KUWAIT // Gulf Arab countries will discuss an option to peg their planned single currency to a basket instead of the US dollar, a Kuwaiti government official said on Tuesday. GCC officials have said the single currency is expected to be linked to the dollar, although Qatar has repeatedly questioned its riyal peg over the past months as the dollar plunged to 15-month lows against major currencies.
"It is not necessary for the GCC currency to be linked to a certain currency. It could be one currency or a basket of currencies," Kuwait Foreign Minister Sheikh Mohammad al Salem al Sabah told parliament. "And this will be discussed among the Gulf countries," he said. With the exception of Kuwait, which dropped its dollar peg in favour of a currency basket in 2007, the other three union members Saudi Arabia, Qatar and Bahrain all have pegged their currencies to the greenback.
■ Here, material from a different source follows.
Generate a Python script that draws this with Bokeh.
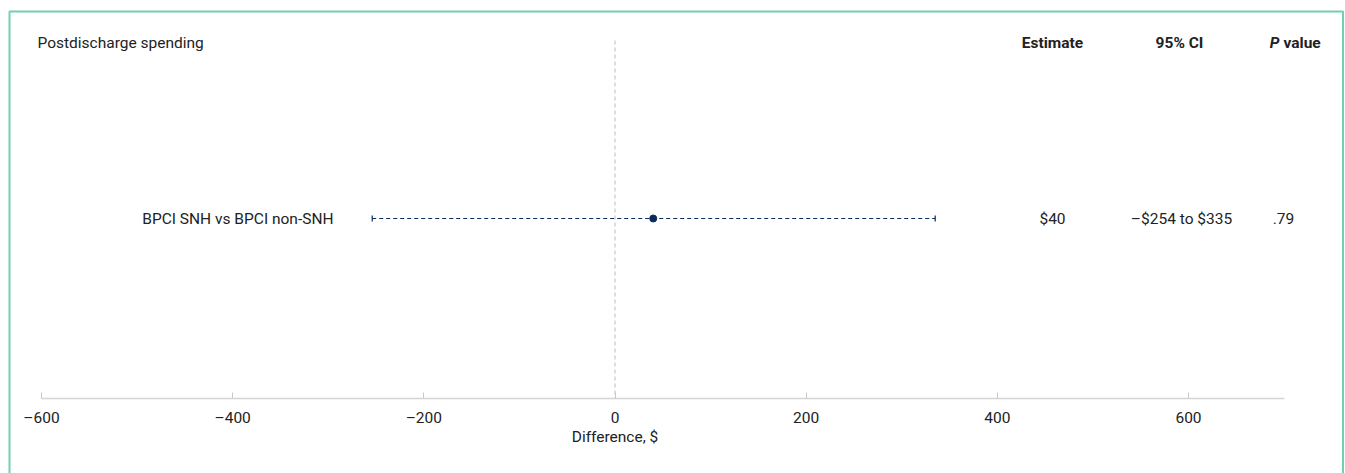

Kuwaiti MPs delayed on Tuesday voting on monetary union to December 8, saying they needed more time to assess economic implications of the project. Only Saudi Arabia, the world's top Arab economy, has ratified monetary union so far, leaving question marks over the viability of the project. "The GCC currency is not tomorrow or the day after. This needs time and sufficient time," Kuwait Finance Minister Mustapha al Shamali told the parliamentary session.
Last month, finance ministers and central bank governors from the world's top oil producing region called on Kuwait, Qatar and Bahrain to ratify the project by the end of the year. Only four of the Gulf Cooperation Council's (GCC) six member states are now taking part in monetary union after the United Arab Emirates opted out in May, dealing a blow to the project, three years after Oman did the same.